╔══

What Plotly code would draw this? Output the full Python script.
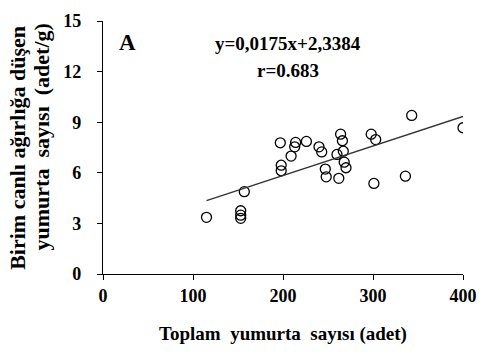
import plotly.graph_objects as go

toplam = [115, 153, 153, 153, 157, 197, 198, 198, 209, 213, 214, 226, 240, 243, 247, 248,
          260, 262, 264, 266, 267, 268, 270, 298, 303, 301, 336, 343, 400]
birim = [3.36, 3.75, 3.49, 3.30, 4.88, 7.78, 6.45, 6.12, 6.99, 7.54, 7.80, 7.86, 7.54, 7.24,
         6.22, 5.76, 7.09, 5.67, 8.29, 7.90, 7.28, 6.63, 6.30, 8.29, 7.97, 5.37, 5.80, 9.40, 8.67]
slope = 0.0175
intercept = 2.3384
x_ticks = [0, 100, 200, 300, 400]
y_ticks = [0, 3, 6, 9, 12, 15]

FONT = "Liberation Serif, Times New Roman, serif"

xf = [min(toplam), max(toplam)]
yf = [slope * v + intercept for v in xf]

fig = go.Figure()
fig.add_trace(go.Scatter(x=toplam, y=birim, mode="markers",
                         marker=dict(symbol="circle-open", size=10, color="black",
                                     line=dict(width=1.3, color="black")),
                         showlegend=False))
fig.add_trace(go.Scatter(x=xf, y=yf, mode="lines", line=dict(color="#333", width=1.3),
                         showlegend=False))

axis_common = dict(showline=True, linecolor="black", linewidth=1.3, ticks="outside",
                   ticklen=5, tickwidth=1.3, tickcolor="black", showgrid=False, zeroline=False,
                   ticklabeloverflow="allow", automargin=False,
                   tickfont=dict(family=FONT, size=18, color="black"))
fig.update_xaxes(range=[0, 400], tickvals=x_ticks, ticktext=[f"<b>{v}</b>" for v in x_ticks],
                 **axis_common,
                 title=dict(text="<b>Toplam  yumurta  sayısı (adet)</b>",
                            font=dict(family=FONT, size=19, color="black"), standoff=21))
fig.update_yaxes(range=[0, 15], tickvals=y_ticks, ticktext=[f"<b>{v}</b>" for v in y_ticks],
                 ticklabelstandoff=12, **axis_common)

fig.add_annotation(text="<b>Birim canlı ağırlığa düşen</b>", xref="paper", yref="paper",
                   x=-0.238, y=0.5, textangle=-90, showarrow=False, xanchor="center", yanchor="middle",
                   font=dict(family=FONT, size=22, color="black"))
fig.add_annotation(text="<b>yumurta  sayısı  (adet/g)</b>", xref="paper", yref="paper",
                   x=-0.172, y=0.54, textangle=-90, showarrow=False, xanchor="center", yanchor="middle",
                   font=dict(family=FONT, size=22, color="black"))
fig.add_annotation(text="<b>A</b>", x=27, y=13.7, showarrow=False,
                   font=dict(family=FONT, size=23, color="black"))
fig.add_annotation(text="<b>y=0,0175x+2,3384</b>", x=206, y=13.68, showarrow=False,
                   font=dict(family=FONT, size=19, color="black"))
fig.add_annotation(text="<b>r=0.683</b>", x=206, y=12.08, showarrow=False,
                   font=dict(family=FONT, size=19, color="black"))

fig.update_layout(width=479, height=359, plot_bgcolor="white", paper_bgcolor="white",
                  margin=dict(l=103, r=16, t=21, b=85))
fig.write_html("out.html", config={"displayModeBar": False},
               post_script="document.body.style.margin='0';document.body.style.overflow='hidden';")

╚══

_Task directions_: Restate the material word for word from its first line through the line containing "y_ticks = [0, 3, 6, 9, 12, 15]", both included; the pictures do not belong in it.

_Answer to the exercise_:
What Plotly code would draw this? Output the full Python script.
import plotly.graph_objects as go

toplam = [115, 153, 153, 153, 157, 197, 198, 198, 209, 213, 214, 226, 240, 243, 247, 248,
          260, 262, 264, 266, 267, 268, 270, 298, 303, 301, 336, 343, 400]
birim = [3.36, 3.75, 3.49, 3.30, 4.88, 7.78, 6.45, 6.12, 6.99, 7.54, 7.80, 7.86, 7.54, 7.24,
         6.22, 5.76, 7.09, 5.67, 8.29, 7.90, 7.28, 6.63, 6.30, 8.29, 7.97, 5.37, 5.80, 9.40, 8.67]
slope = 0.0175
intercept = 2.3384
x_ticks = [0, 100, 200, 300, 400]
y_ticks = [0, 3, 6, 9, 12, 15]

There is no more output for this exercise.